METHODS: Data from 11677 patients without prior cardiovascular disease across four clinical trials: ACCORD and CANVAS (80% for training and 20% for holdout) and CANVAS-R and CREDENCE (for external testing) were used to develop and validate the machine learning (ML)-cardiovascular disease (CVD) model. The model utilized baseline and 1-year changes of interim factors for the dynamic prediction of the primary endpoint, including cardiovascular death, nonfatal myocardial infarction, nonfatal stroke.
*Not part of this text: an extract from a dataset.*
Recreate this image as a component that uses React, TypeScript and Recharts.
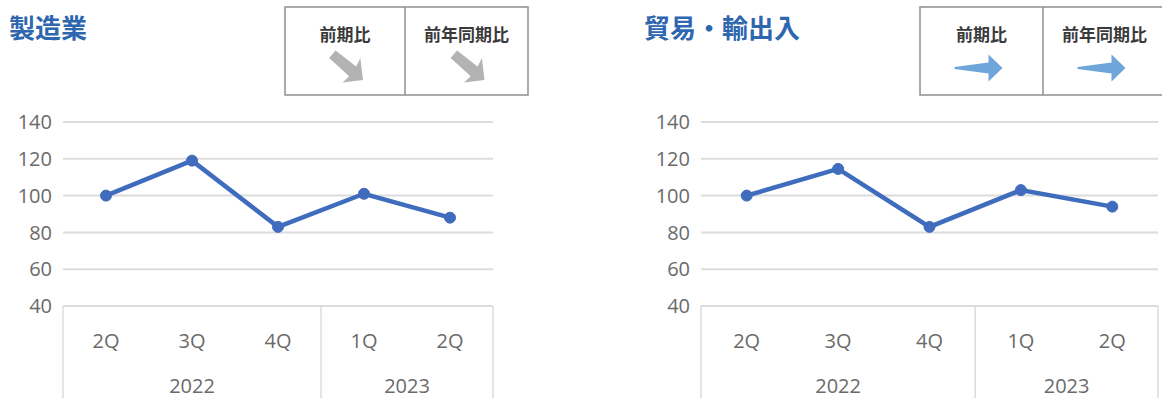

RESULTS: The ML-CVD Primary model demonstrated strong predictive performance with Harrell's C-index of 0.66-0.71 in the holdout and external testing datasets, outperforming traditional scores in primary-prevention subgroup. Intensive interventions (intensive glycemic control and canagliflozin) significantly mitigated the progression of ML-CVD Primary risk scores during the 1-year observation period compared to control treatments. Each standard deviation decrease in the ML-CVD Primary score was significantly associated with a reduced risk of primary cardiovascular outcomes. We stratified patients in the canagliflozin arms based on their score changes: 'Responders' were defined as individuals with a decrease in the ML-CVD Primary score, whereas 'Non-Responders' showed no change or an increase in the score. 'Responders' exhibited a 45% lower risk of primary cardiovascular outcomes compared to 'Non-Responders'.
CONCLUSION: The ML-CVD Primary model enables dynamic prediction of cardiovascular events, facilitating ongoing risk surveillance and identification of individual drug responses. This approach holds promise for guiding personalized cardiovascular protective therapies in patients with type 2 diabetes.
PMID:41966994 | DOI:10.1093/eurjpc/zwag196